Even with all those characters running around, I was surprised by Bryan Cranston's tepid performance. Am I totally wrong about this? He was uncharacteristically dull. I know it's been a long time since Breaking Bad was a one-man show, but Anna Gunn, Dean Norris, and Betsy Brandt ran laps around Cranston this week—to the point that I actually think Walt was the weakest part of "Buried." Maybe you're onto something, Spencer. We still have no idea how his story will end, but Walt seems an awful lot less interesting than he used to be.

One last thing: I noticed a few shades of Fargo in Walt's desperate bid to bury his fortune. It's only a hunch, but I'll be surprised if we see those barrels of cash again. What do you guys think will happen to that money?


Gould: That's a good question. I don't know!

I think the prior issue for me is more what will happen with the lotto ticket Walt tacked to the fridge with the money's desert coordinates on it. Hank's going to find that, right? And he's going to ask himself, wait, what's Walt, with all his meth money, doing buying a lotto ticket? Right?

I can't, in any case, agree that Cranston was weak in this episode. Is he even capable of that? (Serious question.) Chris, check out the complete Walter White autobiography Cranston does with his facial muscles while Walt walks to his car in that first scene. Or Walt's post-unconscious plea to Skyler while lying on their bathroom floor that she'll promise, whatever happens, to keep the money and not render everything he's done meaningless.

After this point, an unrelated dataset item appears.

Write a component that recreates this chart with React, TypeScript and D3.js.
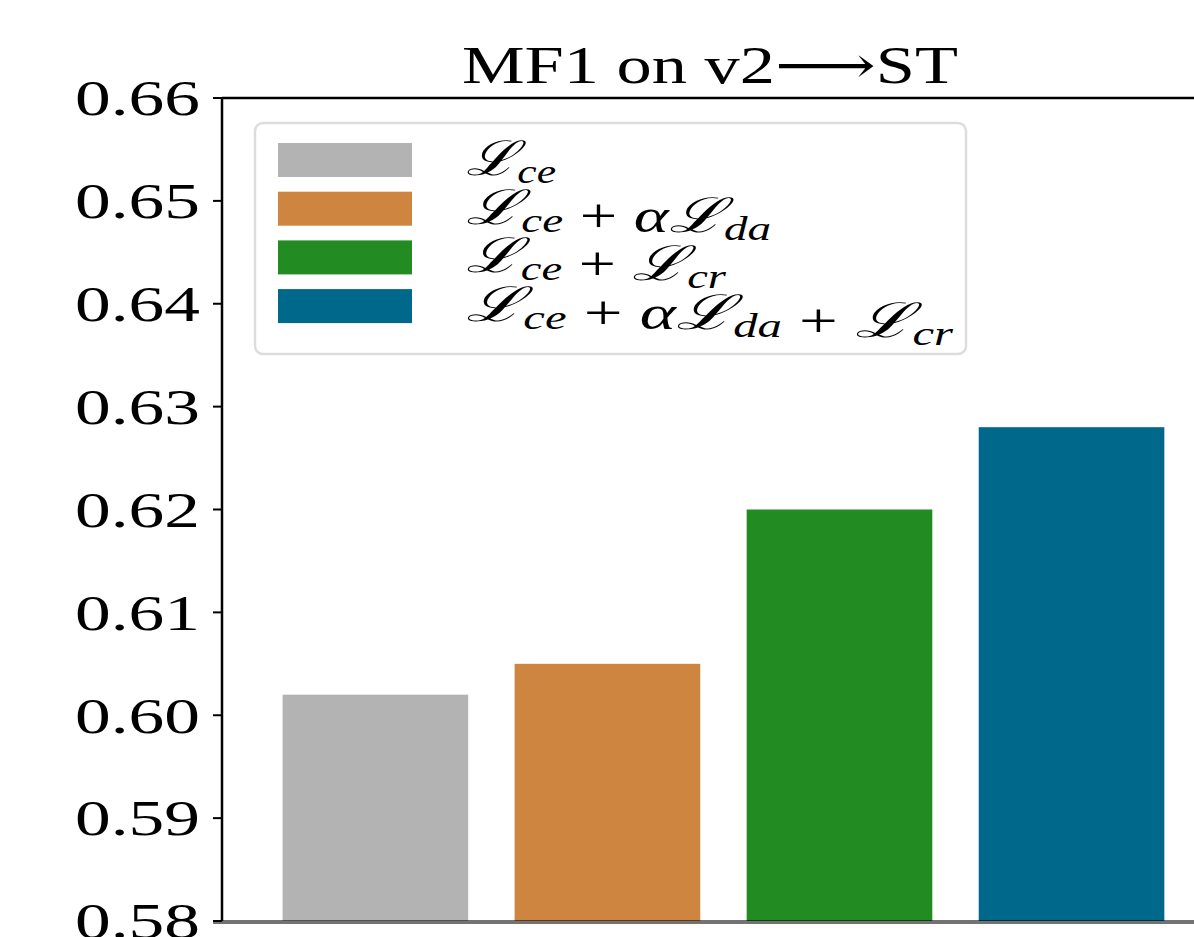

I'm still not sure I can agree, either, that Gilligan is really taking Walt out of the center of the story—or as Spencer puts it, that "Walter is no longer what's interesting about Breaking Bad." But something's going on with Walt's role in the story here. What is it?

So much of the show's first four-and-a-half seasons has been a genius double helix of plot twist and character study, with Walt and Jesse being the main agents of the former and the main subjects of the latter. Walt has known everything from the start. While not everyone in the story around him is equally late to learning his secret, no one is better prepared for that secret to be out in the open than he is. And when it is? Walt is remarkably focused and practical. There's no existential crisis for him. Unlike Hank or Marie, he already knew what he'd become. And, unlike Skyler, he's been living with the immanent end of his life as he knows it—in his case, literally his death—the whole time. So right now, there's a logic to Walt being all about the externality of plot, and not so much about the internality of character, while everyone around him reacts. Jesse, meanwhile, is just checked out in a daze of disorienting guilt. My guess? This is all a moment in the last act rather than the last act itself.

Oh, and the Lydia-Todd axis: Fascinating. And terrifying. My one thought there is that in a show that's been so much about personal responsibility, and that's done so much to avoid (or alternately undermine) any fascicle political optics on the drug war, Lydia and Todd represent an ugly fundamental reality of a market as black as crystal meth's: Whatever has been hollow in Walt's justifications for what he and Jesse have done, when they stop, someone at least as bad, if not worse, is going to step in.